In Dumbo 0.21.3, an alternative interface for mappers and reducers got added. Using this interface, the “wordcount” example

def mapper(key, value):
    for word in value.split(): 
        yield word, 1

def reducer(key, values):
    yield key, sum(values)

if __name__ == "__main__":
    from dumbo import run
    run(mapper, reducer, combiner=reducer)

can be written as follows:

def mapper(data):
    for key, value in data:
        for word in value.split(): 
            yield word, 1

def reducer(data):
    for key, values in data:
        yield key, sum(values)

if __name__ == "__main__":
    from dumbo import run
    run(mapper, reducer, combiner=reducer)

Dumbo automatically detects which interface is being used by the function, and calls it appropriately. In theory, the alternative version is faster since it involves less function calls, but the real reason why the new interface got added is because it is more low-level and can make integration with existing Python code easier in some cases.

Just like the original interface, the alternative one also works for mapper and reducer classes.
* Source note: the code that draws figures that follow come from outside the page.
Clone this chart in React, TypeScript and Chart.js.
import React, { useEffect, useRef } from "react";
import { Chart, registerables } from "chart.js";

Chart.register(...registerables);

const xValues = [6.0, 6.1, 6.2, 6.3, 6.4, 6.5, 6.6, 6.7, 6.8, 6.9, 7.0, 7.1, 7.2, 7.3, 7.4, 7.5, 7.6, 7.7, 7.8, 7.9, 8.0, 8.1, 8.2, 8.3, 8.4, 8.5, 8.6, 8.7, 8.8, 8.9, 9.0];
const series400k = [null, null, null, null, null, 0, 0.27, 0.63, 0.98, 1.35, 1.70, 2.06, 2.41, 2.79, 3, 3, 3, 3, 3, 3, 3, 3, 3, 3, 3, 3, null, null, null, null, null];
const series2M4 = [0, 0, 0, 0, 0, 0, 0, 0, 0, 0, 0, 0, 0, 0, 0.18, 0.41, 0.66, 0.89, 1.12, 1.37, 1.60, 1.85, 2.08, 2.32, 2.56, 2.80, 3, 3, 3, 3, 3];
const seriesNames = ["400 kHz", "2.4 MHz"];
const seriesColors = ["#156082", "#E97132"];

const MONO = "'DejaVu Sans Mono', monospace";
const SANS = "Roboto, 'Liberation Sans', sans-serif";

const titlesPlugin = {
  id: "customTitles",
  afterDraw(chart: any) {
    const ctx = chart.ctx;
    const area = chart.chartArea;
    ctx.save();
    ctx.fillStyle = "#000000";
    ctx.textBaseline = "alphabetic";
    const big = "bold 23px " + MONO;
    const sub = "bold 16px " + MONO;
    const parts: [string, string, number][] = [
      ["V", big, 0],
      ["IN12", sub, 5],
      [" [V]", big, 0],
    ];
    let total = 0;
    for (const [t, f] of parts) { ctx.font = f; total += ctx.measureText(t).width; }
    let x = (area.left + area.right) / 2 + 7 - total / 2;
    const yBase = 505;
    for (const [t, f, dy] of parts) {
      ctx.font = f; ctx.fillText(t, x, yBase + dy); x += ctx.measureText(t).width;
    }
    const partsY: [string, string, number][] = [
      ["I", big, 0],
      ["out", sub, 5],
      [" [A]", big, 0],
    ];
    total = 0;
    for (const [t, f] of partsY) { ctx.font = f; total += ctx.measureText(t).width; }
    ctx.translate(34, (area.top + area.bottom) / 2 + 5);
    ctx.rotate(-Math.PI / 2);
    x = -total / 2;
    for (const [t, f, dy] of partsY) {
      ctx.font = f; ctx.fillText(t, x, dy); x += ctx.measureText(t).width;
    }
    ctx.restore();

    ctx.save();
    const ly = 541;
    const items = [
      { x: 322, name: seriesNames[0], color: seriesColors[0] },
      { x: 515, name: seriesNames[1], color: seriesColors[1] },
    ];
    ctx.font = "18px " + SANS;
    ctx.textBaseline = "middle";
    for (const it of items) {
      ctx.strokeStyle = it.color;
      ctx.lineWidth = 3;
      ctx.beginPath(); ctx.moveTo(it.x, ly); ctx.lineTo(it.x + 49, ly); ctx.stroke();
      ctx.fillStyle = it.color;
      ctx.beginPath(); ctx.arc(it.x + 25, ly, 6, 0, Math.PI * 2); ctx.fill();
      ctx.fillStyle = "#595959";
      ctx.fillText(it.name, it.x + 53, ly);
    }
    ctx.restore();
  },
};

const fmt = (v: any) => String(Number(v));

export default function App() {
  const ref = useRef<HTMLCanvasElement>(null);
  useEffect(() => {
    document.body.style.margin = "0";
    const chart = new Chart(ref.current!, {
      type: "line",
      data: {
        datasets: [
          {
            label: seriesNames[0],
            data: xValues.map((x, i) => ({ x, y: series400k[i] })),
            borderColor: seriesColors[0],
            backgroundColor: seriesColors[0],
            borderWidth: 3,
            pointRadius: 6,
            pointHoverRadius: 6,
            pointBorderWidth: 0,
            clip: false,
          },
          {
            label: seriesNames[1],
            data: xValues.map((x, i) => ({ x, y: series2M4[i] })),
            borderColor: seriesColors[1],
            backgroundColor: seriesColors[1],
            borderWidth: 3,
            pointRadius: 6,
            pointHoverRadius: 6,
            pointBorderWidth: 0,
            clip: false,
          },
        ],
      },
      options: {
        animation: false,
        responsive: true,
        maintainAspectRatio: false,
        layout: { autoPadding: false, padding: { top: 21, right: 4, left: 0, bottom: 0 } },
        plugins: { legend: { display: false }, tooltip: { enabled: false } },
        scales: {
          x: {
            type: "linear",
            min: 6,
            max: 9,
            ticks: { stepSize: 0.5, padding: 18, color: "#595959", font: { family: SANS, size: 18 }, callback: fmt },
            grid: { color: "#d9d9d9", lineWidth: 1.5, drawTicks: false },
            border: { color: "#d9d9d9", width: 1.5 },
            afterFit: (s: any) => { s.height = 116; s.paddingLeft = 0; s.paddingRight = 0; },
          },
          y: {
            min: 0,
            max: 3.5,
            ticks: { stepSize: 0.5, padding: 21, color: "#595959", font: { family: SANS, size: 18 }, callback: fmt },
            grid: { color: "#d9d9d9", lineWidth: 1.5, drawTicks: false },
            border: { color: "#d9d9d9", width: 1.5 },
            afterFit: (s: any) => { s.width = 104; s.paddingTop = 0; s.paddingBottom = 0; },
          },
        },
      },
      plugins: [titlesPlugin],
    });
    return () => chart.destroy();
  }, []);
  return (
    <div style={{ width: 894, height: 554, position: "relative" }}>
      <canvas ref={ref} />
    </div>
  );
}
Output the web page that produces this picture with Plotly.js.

Adapting the first example above such that a class is used for both the mapper and reducer results in:

class Mapper:
    def __call__(self, key, value):
        for word in value.split(): 
            yield word, 1

class Reducer:
    def __call__(self, key, values):
        yield key, sum(values)

if __name__ == "__main__":
    from dumbo import run
    run(Mapper, Reducer, combiner=Reducer)

Applying the same transformation to the version using the alternative interface leads to:

class Mapper:
    def __call__(self, data):
        for key, value in data:
            for word in value.split(): 
                yield word, 1

class Reducer:
    def __call__(self, data):
        for key, values in data:
            yield key, sum(values)

if __name__ == "__main__":
    from dumbo import run
    run(Mapper, Reducer, combiner=Reducer)

Since mapper and reducer functions that use the alternative interface are called only once, you don’t need classes to add initialization or cleanup logic when using this interface, but they can still be useful if you want to access the fields that Dumbo automatically adds to them.